=== TO DO ===
Reproduce all the lines exactly as they stand, apart from the pictures.
╭─ INFORMATION PROVIDED
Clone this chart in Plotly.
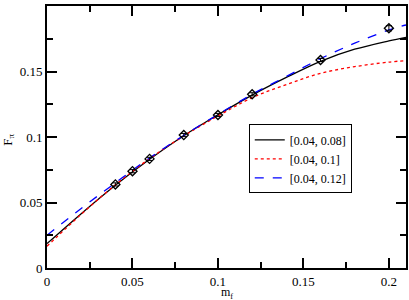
import plotly.graph_objects as go

# data points
m_data = [0.04, 0.05, 0.06, 0.08, 0.10, 0.12, 0.16, 0.20]
f_data = [0.0638, 0.0739, 0.0833, 0.1015, 0.1168, 0.1326, 0.1588, 0.1830]
f_err = [0.0012, 0.0012, 0.0012, 0.0012, 0.0012, 0.0012, 0.0012, 0.0020]

# fit curves
m_fit = [0.0, 0.02, 0.04, 0.06, 0.08, 0.10, 0.12, 0.14, 0.16, 0.18, 0.20, 0.21]
fit_008 = [0.0186, 0.0415, 0.0632, 0.0830, 0.1010, 0.1170, 0.1320, 0.1455, 0.1578, 0.1670, 0.1734, 0.1761]
fit_010 = [0.0166, 0.0410, 0.0635, 0.0835, 0.1008, 0.1160, 0.1300, 0.1400, 0.1486, 0.1537, 0.1572, 0.1583]
fit_012 = [0.0250, 0.0455, 0.0650, 0.0840, 0.1012, 0.1172, 0.1326, 0.1462, 0.1598, 0.1716, 0.1817, 0.1855]

names = ["[0.04, 0.08]", "[0.04, 0.1]", "[0.04, 0.12]"]

x_ticks = [0, 0.05, 0.1, 0.15, 0.2]
x_labels = ["0", "0.05", "0.1", "0.15", "0.2"]
y_ticks = [0, 0.05, 0.1, 0.15, 0.2]
y_labels = ["0", "0.05", "0.1", "0.15", "0.2"]

FONT = "Liberation Serif"

fig = go.Figure()
fig.add_trace(go.Scatter(x=m_fit, y=fit_008, mode="lines", name=names[0],
                         line=dict(color="black", width=1.3, shape="spline")))
fig.add_trace(go.Scatter(x=m_fit, y=fit_010, mode="lines", name=names[1],
                         line=dict(color="rgb(255,0,0)", width=1.3, dash="dot", shape="spline")))
fig.add_trace(go.Scatter(x=m_fit, y=fit_012, mode="lines", name=names[2],
                         line=dict(color="rgb(0,0,255)", width=1.3, dash="dash", shape="spline")))
fig.add_trace(go.Scatter(x=m_data, y=f_data, mode="markers", showlegend=False,
                         marker=dict(symbol="diamond-open", size=7, color="black",
                                     line=dict(width=1.3, color="black")),
                         error_y=dict(type="data", array=f_err, color="black",
                                      thickness=1, width=3)))

axis_common = dict(
    showline=True, linecolor="black", linewidth=2, mirror="ticks",
    ticks="inside", ticklen=10, tickwidth=1.5, tickcolor="black",
    showgrid=False, zeroline=False, automargin=False,
    tickfont=dict(family=FONT, size=13, color="black"),
)

fig.update_xaxes(range=[0, 0.21], tickvals=x_ticks, ticktext=x_labels,
                 minor=dict(ticks="inside", ticklen=6, tickwidth=1.5, tickcolor="black", dtick=0.025, tick0=0),
                 **axis_common)
fig.update_yaxes(range=[0, 0.2], tickvals=y_ticks, ticktext=y_labels,
                 minor=dict(ticks="inside", ticklen=6, tickwidth=1.5, tickcolor="black", dtick=0.025, tick0=0),
                 **axis_common)

fig.add_annotation(text="m<sub>f</sub>", xref="paper", yref="paper", x=0.5, y=-0.057,
                   xanchor="center", yanchor="top", showarrow=False,
                   font=dict(family=FONT, size=12, color="black"))
fig.add_annotation(text="F<sub>π</sub>", xref="paper", yref="paper", x=-0.108, y=0.49,
                   xanchor="center", yanchor="middle", showarrow=False, textangle=-90,
                   font=dict(family=FONT, size=13, color="black"))

fig.update_layout(
    width=409, height=300,
    margin=dict(l=47, r=3, t=6, b=32),
    plot_bgcolor="white", paper_bgcolor="white",
    font=dict(family=FONT, size=13, color="black"),
    legend=dict(x=0.562, y=0.548, xanchor="left", yanchor="top",
                bordercolor="black", borderwidth=1, bgcolor="white",
                font=dict(family=FONT, size=12, color="black"),
                tracegroupgap=0, itemwidth=30),
)

fig.write_html("out.html", config={"displayModeBar": False},
               post_script="document.body.style.margin='0px';document.body.style.overflow='hidden';")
╰─
=== RESULT ===
Clone this chart in Plotly.
import plotly.graph_objects as go

# data points
m_data = [0.04, 0.05, 0.06, 0.08, 0.10, 0.12, 0.16, 0.20]
f_data = [0.0638, 0.0739, 0.0833, 0.1015, 0.1168, 0.1326, 0.1588, 0.1830]
f_err = [0.0012, 0.0012, 0.0012, 0.0012, 0.0012, 0.0012, 0.0012, 0.0020]

# fit curves
m_fit = [0.0, 0.02, 0.04, 0.06, 0.08, 0.10, 0.12, 0.14, 0.16, 0.18, 0.20, 0.21]
fit_008 = [0.0186, 0.0415, 0.0632, 0.0830, 0.1010, 0.1170, 0.1320, 0.1455, 0.1578, 0.1670, 0.1734, 0.1761]
fit_010 = [0.0166, 0.0410, 0.0635, 0.0835, 0.1008, 0.1160, 0.1300, 0.1400, 0.1486, 0.1537, 0.1572, 0.1583]
fit_012 = [0.0250, 0.0455, 0.0650, 0.0840, 0.1012, 0.1172, 0.1326, 0.1462, 0.1598, 0.1716, 0.1817, 0.1855]

names = ["[0.04, 0.08]", "[0.04, 0.1]", "[0.04, 0.12]"]

x_ticks = [0, 0.05, 0.1, 0.15, 0.2]
x_labels = ["0", "0.05", "0.1", "0.15", "0.2"]
y_ticks = [0, 0.05, 0.1, 0.15, 0.2]
y_labels = ["0", "0.05", "0.1", "0.15", "0.2"]

FONT = "Liberation Serif"

fig = go.Figure()
fig.add_trace(go.Scatter(x=m_fit, y=fit_008, mode="lines", name=names[0],
                         line=dict(color="black", width=1.3, shape="spline")))
fig.add_trace(go.Scatter(x=m_fit, y=fit_010, mode="lines", name=names[1],
                         line=dict(color="rgb(255,0,0)", width=1.3, dash="dot", shape="spline")))
fig.add_trace(go.Scatter(x=m_fit, y=fit_012, mode="lines", name=names[2],
                         line=dict(color="rgb(0,0,255)", width=1.3, dash="dash", shape="spline")))
fig.add_trace(go.Scatter(x=m_data, y=f_data, mode="markers", showlegend=False,
                         marker=dict(symbol="diamond-open", size=7, color="black",
                                     line=dict(width=1.3, color="black")),
                         error_y=dict(type="data", array=f_err, color="black",
                                      thickness=1, width=3)))

axis_common = dict(
    showline=True, linecolor="black", linewidth=2, mirror="ticks",
    ticks="inside", ticklen=10, tickwidth=1.5, tickcolor="black",
    showgrid=False, zeroline=False, automargin=False,
    tickfont=dict(family=FONT, size=13, color="black"),
)

fig.update_xaxes(range=[0, 0.21], tickvals=x_ticks, ticktext=x_labels,
                 minor=dict(ticks="inside", ticklen=6, tickwidth=1.5, tickcolor="black", dtick=0.025, tick0=0),
                 **axis_common)
fig.update_yaxes(range=[0, 0.2], tickvals=y_ticks, ticktext=y_labels,
                 minor=dict(ticks="inside", ticklen=6, tickwidth=1.5, tickcolor="black", dtick=0.025, tick0=0),
                 **axis_common)

fig.add_annotation(text="m<sub>f</sub>", xref="paper", yref="paper", x=0.5, y=-0.057,
                   xanchor="center", yanchor="top", showarrow=False,
                   font=dict(family=FONT, size=12, color="black"))
fig.add_annotation(text="F<sub>π</sub>", xref="paper", yref="paper", x=-0.108, y=0.49,
                   xanchor="center", yanchor="middle", showarrow=False, textangle=-90,
                   font=dict(family=FONT, size=13, color="black"))

fig.update_layout(
    width=409, height=300,
    margin=dict(l=47, r=3, t=6, b=32),
    plot_bgcolor="white", paper_bgcolor="white",
    font=dict(family=FONT, size=13, color="black"),
    legend=dict(x=0.562, y=0.548, xanchor="left", yanchor="top",
                bordercolor="black", borderwidth=1, bgcolor="white",
                font=dict(family=FONT, size=12, color="black"),
                tracegroupgap=0, itemwidth=30),
)

fig.write_html("out.html", config={"displayModeBar": False},
               post_script="document.body.style.margin='0px';document.body.style.overflow='hidden';")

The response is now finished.